Though personal salvation is the core of Christ's work, the gospel according to the Bible is of cosmic proportions that are bigger than the individual. The death and resurrection of Jesus Christ and its eternal implications for humankind and all creation is the central message of the gospel and the ultimate reality of life. It is this message that will redeem God's people and generate genuine Christ-followers. It has the power to transform neighborhoods and cities, and to renew the culture. It will establish strong counter-cultural, yet culturally literate, life-giving, and grace-centered churches. We need to preach this big, cosmic, eschatological gospel to the Chinese people as they go through this time of cultural reconstruction.
For the first time in two thousand years of world history, Christianity has the opportunity to influence an enormous non-western and heterogeneous culture, having direct access to its fundamental core values and shaping its understanding of humanity. Until now the gospel has spread with the advancement of the West’s culture and has not yet thoroughly encountered and transformed another culture as it did the Greco-Roman world. The life of the church in other cultures has more or less simply been assimilated into the western form.
Only if the eschatological gospel gains deep roots in the culture can the Chinese church become meaningfully missional for a long period of time. Otherwise, Christianity will eventually be pushed to the margins and become irrelevant in twenty to thirty years, just as it has in Taiwan and Hong Kong. This huge task has to start small and it may take at least a hundred years.
The first step is the personal salvation of individuals, along with the rise of God's people corporately. Time and again, God's salvation plan has repeatedly started from a man, a family, a tribe, a nation, and onto the entire world. It is in this redemptive-historical metanarrative that the story of a nation can be retold and reconstructed and therefore, the gospel has a unique opportunity to enter and reconstruct Chinese culture as a whole. Change and transformation must start from God's people and flow out from this Kingdom of heaven on earth.

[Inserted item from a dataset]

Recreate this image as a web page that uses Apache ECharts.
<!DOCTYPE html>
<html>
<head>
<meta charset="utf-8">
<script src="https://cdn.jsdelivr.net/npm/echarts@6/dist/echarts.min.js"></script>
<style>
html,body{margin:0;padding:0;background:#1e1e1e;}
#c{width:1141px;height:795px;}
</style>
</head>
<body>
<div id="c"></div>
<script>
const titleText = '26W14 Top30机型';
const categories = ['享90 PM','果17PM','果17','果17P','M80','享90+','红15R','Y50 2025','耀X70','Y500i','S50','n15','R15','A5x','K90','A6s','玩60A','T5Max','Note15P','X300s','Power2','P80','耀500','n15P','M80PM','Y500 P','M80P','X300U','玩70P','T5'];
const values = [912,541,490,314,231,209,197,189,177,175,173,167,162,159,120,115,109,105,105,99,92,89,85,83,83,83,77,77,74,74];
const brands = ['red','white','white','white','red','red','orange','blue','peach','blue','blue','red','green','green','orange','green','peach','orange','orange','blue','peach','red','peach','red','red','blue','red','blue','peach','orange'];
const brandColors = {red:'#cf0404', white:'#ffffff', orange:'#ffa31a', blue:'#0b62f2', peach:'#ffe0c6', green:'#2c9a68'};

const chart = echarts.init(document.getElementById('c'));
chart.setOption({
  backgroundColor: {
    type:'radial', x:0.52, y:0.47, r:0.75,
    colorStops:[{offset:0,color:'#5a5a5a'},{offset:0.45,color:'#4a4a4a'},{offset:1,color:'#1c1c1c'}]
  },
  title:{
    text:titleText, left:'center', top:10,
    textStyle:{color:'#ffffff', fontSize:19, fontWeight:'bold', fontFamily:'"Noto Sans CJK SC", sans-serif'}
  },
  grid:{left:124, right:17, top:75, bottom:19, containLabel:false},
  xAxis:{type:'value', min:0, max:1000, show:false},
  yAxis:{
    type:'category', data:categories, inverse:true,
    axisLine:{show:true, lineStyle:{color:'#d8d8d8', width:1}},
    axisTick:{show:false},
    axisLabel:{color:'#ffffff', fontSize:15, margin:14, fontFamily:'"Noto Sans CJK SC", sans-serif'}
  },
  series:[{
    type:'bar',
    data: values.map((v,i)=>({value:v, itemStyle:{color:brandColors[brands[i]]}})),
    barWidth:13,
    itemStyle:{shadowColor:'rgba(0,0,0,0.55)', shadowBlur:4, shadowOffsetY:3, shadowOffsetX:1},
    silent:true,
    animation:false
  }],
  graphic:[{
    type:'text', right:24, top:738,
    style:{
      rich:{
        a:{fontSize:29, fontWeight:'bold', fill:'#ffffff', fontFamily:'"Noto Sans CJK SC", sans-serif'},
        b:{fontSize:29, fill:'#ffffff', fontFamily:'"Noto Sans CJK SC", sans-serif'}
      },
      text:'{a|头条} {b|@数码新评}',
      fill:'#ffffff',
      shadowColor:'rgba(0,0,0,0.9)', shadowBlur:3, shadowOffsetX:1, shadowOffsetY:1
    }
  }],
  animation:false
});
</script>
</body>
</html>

China has the potential to become a nation greatly shaped by the redemptive grace of Christ and the next great cultural center to be influenced by the gospel. Now is the time to work and devote our lives to the gospel capturing the Chinese mind and heart for the glory of our resurrected Lord. It is a time of opportunity and it is also a time of life and death. We are convinced that genuine heart, mind, and lifestyle change are the true marks of God's reign among his people and we hope the church will be a lasting renewing force as it takes the posture of a servant. We pray that just as the gospel of Jesus Christ crucified and resurrected transformed and reconstructed the ancient Roman world, it will also capture the hearts of the Chinese and eventually win the culture for Christ.